-- start of Supplied material --
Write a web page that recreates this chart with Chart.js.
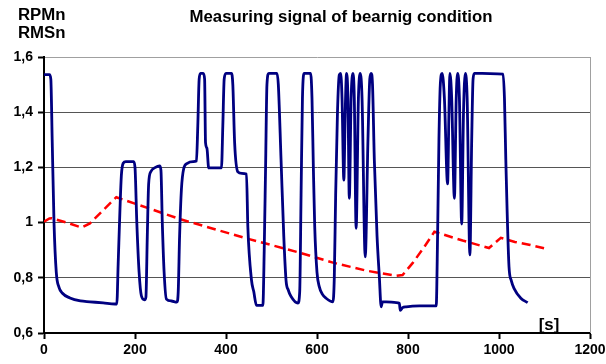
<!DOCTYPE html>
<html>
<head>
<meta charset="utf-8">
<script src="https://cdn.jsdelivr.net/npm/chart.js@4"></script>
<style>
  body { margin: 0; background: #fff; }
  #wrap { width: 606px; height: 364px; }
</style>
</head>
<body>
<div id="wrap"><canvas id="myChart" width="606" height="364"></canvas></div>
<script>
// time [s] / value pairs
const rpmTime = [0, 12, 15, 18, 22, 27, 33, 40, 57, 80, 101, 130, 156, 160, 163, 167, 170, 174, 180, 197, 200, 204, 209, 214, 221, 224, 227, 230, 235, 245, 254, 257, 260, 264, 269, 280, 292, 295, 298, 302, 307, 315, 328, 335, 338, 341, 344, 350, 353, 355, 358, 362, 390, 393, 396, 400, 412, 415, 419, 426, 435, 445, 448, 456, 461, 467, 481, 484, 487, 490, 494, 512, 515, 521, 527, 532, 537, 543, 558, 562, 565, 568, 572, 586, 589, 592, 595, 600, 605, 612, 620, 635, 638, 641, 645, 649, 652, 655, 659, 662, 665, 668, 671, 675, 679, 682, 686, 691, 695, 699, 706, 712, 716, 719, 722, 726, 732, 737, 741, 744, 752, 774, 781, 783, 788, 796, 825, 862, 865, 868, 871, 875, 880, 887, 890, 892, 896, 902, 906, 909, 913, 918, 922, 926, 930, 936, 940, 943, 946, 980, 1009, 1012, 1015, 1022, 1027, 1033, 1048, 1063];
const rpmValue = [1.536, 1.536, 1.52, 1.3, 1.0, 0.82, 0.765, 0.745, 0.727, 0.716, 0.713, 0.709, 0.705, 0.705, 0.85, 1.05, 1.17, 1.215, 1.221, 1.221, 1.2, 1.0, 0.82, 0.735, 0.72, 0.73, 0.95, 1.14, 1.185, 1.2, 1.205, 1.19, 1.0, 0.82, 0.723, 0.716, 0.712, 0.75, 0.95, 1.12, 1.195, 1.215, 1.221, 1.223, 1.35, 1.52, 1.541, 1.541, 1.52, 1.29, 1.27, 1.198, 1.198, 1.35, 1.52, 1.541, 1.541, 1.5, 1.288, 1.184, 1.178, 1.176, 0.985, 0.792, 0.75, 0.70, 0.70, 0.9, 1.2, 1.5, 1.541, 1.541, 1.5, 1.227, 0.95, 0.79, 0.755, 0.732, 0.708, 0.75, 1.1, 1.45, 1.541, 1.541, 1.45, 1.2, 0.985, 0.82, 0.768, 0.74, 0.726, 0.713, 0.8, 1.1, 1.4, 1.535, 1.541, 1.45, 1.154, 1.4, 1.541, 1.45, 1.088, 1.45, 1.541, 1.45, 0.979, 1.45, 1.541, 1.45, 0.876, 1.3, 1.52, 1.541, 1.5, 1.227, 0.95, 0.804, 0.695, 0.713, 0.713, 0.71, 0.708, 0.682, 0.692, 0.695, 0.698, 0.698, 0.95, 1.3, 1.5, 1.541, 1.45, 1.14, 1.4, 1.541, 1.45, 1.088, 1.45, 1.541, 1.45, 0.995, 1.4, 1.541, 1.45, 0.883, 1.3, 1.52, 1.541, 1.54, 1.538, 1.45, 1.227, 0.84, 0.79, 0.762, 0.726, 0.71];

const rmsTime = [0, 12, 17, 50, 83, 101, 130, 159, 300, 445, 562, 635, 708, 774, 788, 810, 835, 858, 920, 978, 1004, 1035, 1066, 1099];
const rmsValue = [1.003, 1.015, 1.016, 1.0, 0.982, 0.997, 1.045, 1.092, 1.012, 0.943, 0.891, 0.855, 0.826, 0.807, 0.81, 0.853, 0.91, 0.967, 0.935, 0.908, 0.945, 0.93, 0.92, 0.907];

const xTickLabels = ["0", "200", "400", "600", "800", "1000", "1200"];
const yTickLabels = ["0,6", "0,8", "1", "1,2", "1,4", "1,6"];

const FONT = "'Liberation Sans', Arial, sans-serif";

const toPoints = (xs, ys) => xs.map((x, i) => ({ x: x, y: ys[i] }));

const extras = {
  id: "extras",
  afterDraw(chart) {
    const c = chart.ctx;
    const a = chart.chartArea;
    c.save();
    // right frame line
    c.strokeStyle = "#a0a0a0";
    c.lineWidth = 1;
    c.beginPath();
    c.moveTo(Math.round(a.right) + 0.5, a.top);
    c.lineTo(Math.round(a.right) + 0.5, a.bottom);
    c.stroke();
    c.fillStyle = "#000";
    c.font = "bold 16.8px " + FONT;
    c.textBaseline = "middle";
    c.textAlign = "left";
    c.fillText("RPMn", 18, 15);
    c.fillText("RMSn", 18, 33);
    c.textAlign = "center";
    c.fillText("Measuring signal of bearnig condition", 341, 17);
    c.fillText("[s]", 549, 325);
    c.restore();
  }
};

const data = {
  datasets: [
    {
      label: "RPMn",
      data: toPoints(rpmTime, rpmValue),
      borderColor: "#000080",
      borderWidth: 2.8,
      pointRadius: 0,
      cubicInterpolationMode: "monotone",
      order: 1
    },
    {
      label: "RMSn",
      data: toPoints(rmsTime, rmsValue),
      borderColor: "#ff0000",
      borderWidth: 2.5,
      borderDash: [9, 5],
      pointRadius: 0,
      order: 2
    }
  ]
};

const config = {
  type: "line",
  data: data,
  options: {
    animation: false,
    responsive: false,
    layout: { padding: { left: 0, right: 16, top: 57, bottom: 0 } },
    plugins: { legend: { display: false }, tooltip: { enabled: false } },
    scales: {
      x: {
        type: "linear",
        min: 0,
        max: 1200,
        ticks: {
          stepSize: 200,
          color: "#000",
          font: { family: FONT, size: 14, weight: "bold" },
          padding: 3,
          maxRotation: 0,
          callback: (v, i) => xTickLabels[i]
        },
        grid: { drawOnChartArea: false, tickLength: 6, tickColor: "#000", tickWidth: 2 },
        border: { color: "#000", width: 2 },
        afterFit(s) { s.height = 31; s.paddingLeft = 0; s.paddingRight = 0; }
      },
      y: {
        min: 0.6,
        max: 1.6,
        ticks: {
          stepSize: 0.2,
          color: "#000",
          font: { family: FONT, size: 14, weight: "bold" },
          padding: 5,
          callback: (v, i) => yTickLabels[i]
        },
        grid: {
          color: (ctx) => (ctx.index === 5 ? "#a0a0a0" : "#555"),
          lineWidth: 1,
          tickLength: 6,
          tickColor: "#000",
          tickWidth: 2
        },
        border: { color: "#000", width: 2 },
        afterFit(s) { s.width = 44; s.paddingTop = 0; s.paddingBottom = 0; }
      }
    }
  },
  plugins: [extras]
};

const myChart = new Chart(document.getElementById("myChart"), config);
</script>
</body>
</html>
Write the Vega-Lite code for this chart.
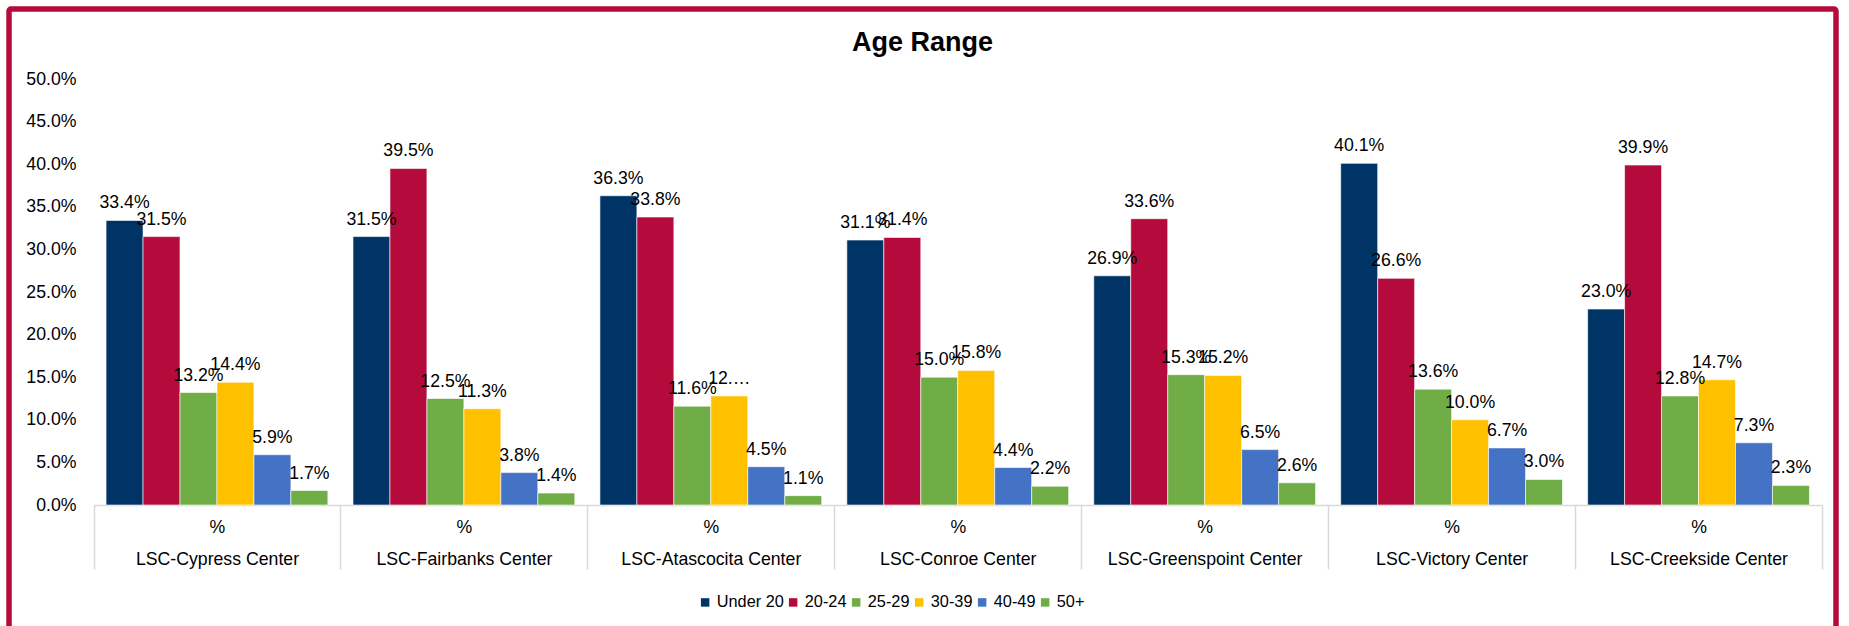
-- end of Supplied material --
§ What to work on
Scan the material above. Copy each line that holds the word "this".

§ Task response
Write a web page that recreates this chart with Chart.js.
Write the Vega-Lite code for this chart.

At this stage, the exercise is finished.